Pozen shares (Nasdaq: POZN) added 60 cents on the day, or 10.87%, to settle at $6.12.

"Even a blind man can see this is where the bottom is. It's up from Friday's close all day. Some margins are and will be called today and tomorrow," said a sellside trader. "Aside from that, the only sellers are day traders. This is where you look for a signal that all the carnage is done. This signal has just been established. This afternoon the stock will trend higher."

RBC Capital Markets analyst Ken Trbovich said in a report Monday that he saw the current price as an "excellent entry point" for investors willing to ride out the process of responding to the FDA's request for additional safety information.

"We believe the market has overreacted to the unanswered safety question.
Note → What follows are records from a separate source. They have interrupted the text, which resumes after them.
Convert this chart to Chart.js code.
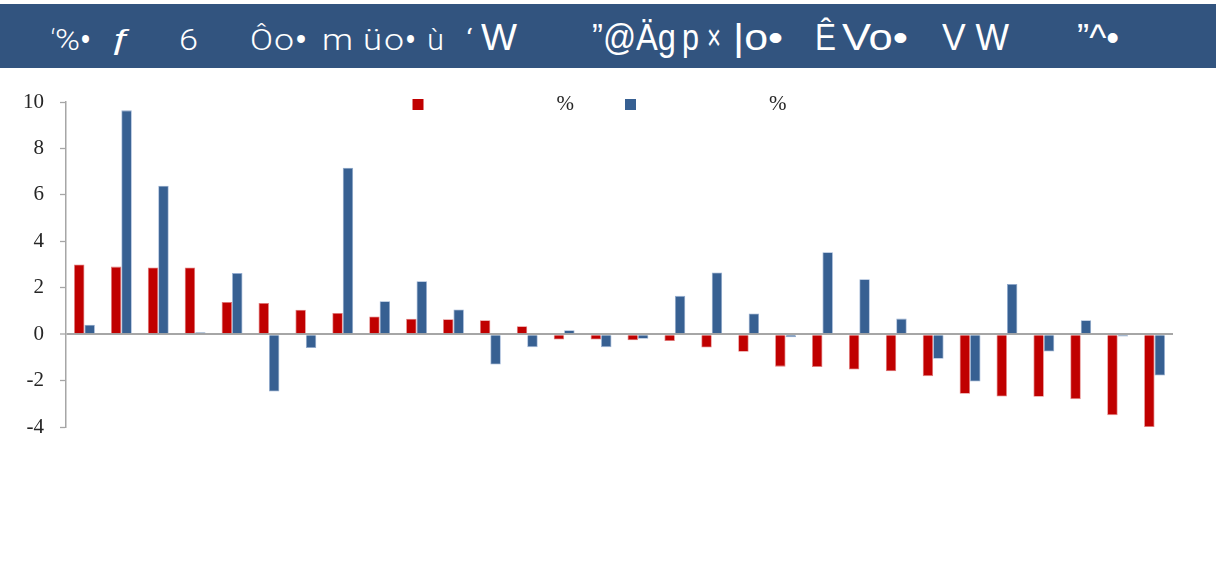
<!DOCTYPE html>
<html><head><meta charset="utf-8">
<script src="https://cdn.jsdelivr.net/npm/chart.js@4.4.0/dist/chart.umd.min.js"></script>
<style>
html,body{margin:0;padding:0;background:#fff;}
#wrap{position:relative;width:1216px;height:563px;overflow:hidden;}
#cv{position:absolute;left:0;top:0;}
#band{position:absolute;left:0;top:4px;width:1216px;height:64px;background:#32547f;}
#band span{position:absolute;color:#fff;line-height:1;white-space:pre;transform-origin:0 0;}
</style></head><body>
<div id="wrap"><canvas id="cv" width="1216" height="563"></canvas><div id="band"></div></div>
<script>
// ---- data ----
const categories = ['1','2','3','4','5','6','7','8','9','10','11','12','13','14','15','16','17','18','19','20','21','22','23','24','25','26','27','28','29','30'];
const seriesRed  = [3.00, 2.91, 2.87, 2.87, 1.39, 1.34, 1.05, 0.91, 0.76, 0.66, 0.64, 0.60, 0.34, -0.23, -0.23, -0.26, -0.30, -0.58, -0.76, -1.40, -1.41, -1.52, -1.60, -1.81, -2.57, -2.69, -2.70, -2.80, -3.49, -4.00];
const seriesBlue = [0.41, 9.64, 6.39, 0.08, 2.63, -2.47, -0.60, 7.17, 1.42, 2.28, 1.06, -1.31, -0.56, 0.17, -0.56, -0.20, 1.65, 2.66, 0.89, -0.13, 3.53, 2.37, 0.67, -1.06, -2.04, 2.16, -0.75, 0.60, -0.10, -1.78];
const seriesNames = ['                       \u200A%', '                       \u200A%'];
const yTicks = [-4, -2, 0, 2, 4, 6, 8, 10];

// ---- title band (text, ink left, ink right, font size, family) ----
const LS = "'Liberation Sans', Arial, sans-serif";
const RB = "Roboto, sans-serif";
const titleLayout = [
  ['‘', 51, 54, 29, RB], ['%', 55, 79, 29, RB], ['•', 81, 89, 29, LS], ['ƒ', 110, 132, 29, LS], ['6', 179, 197, 29, RB],
  ['Ô', 250, 272, 29, RB], ['o', 274, 293, 29, RB], ['•', 296, 305, 29, LS], ['m', 322, 352, 29, RB],
  ['ü', 363, 381, 29, RB], ['o', 384, 403, 29, RB], ['•', 406, 414, 29, LS], ['ù', 427, 443, 29, RB],
  ['‘', 466, 472, 29, RB], ['W', 481, 516, 36, LS],
  ['”@Äg', 592, 675, 36, LS], ['p', 682, 698, 36, LS], ['×', 707, 720, 36, LS],
  ['|o•', 733, 782, 36, LS], ['Ê', 815, 835, 36, LS], ['Vo•', 842, 907, 36, LS], ['V W', 942, 1008, 36, LS],
  ['”^•', 1077, 1118, 36, LS]
];
const band = document.getElementById('band');
titleLayout.forEach(([t, l, r, fs, fam]) => {
  const s = document.createElement('span');
  s.textContent = t;
  s.style.fontFamily = fam;
  s.style.fontSize = fs + 'px';
  s.style.fontWeight = fam === RB ? '300' : '400';
  s.style.left = l + 'px';
  const asc = fam === RB ? 0.928 : 0.905, desc = fam === RB ? 0.244 : 0.212;
  s.style.top = (50 - 4 - (asc - (asc + desc - 1) / 2) * fs) + 'px';
  band.appendChild(s);
  const w = s.getBoundingClientRect().width;
  if (w > 0) s.style.transform = 'scaleX(' + ((r - l + 1) / w) + ')';
});

// ---- chart ----
const legendShift = {
  id: 'legendShift',
  afterLayout(chart) {
    const lg = chart.legend;
    if (!lg) return;
    const dx = 13;
    lg.left += dx; lg.right += dx;
    lg.top = 43; lg.bottom = 160; lg.height = 117;
  }
};
const gray = '#a6a6a6';
new Chart(document.getElementById('cv'), {
  type: 'bar',
  data: {
    labels: categories,
    datasets: [
      { label: seriesNames[0], data: seriesRed, backgroundColor: '#c00000', borderColor: '#e07a7a', borderWidth: 0.8,
        categoryPercentage: 0.565, barPercentage: 1.0 },
      { label: seriesNames[1], data: seriesBlue, backgroundColor: '#376092', borderColor: '#93acd0', borderWidth: 0.8,
        categoryPercentage: 0.565, barPercentage: 1.0 }
    ]
  },
  options: {
    responsive: false,
    animation: false,
    layout: { padding: { left: 0, right: 43, top: 92, bottom: 136 } },
    scales: {
      x: { display: false, offset: true, grid: { display: false } },
      y: {
        min: -4, max: 10,
        afterFit(s) { s.width = 66; },
        afterBuildTicks(s) { s.ticks = yTicks.map(v => ({ value: v })); },
        ticks: { padding: 16, color: '#262626', font: { family: "'Liberation Serif', 'Times New Roman', serif", size: 21 } },
        grid: {
          drawOnChartArea: true, drawTicks: true, tickLength: 6, tickColor: gray, tickWidth: 1.3,
          color: c => (c.tick && c.tick.value === 0) ? gray : 'rgba(0,0,0,0)',
          lineWidth: c => (c.tick && c.tick.value === 0) ? 2 : 1
        },
        border: { display: true, color: gray, width: 1.5 }
      }
    },
    plugins: {
      tooltip: { enabled: false },
      legend: {
        display: true, position: 'top', align: 'center', maxHeight: 10,
        labels: {
          boxWidth: 11, boxHeight: 11, padding: 51, color: '#262626',
          font: { family: "'Liberation Serif', 'Times New Roman', serif", size: 21 },
          generateLabels(chart) {
            return Chart.defaults.plugins.legend.labels.generateLabels(chart).map(l => Object.assign({}, l, { lineWidth: 0, strokeStyle: 'rgba(0,0,0,0)' }));
          }
        }
      }
    }
  },
  plugins: [legendShift]
});
</script>
</body></html>
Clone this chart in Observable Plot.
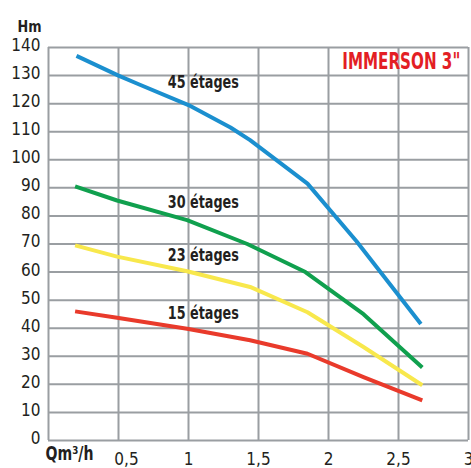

If the FDA's safety concerns were terminal for the product, we believe the agency would have issued a 'Not-Approvable' letter," Trbovich said. "Therefore, we think the potential exists to resolve the safety issue without the need for additional safety studies. The downside risk in the stock is very low at current levels, in our opinion, given the value of the pipeline and the potential value of Trexima in the worst case scenario."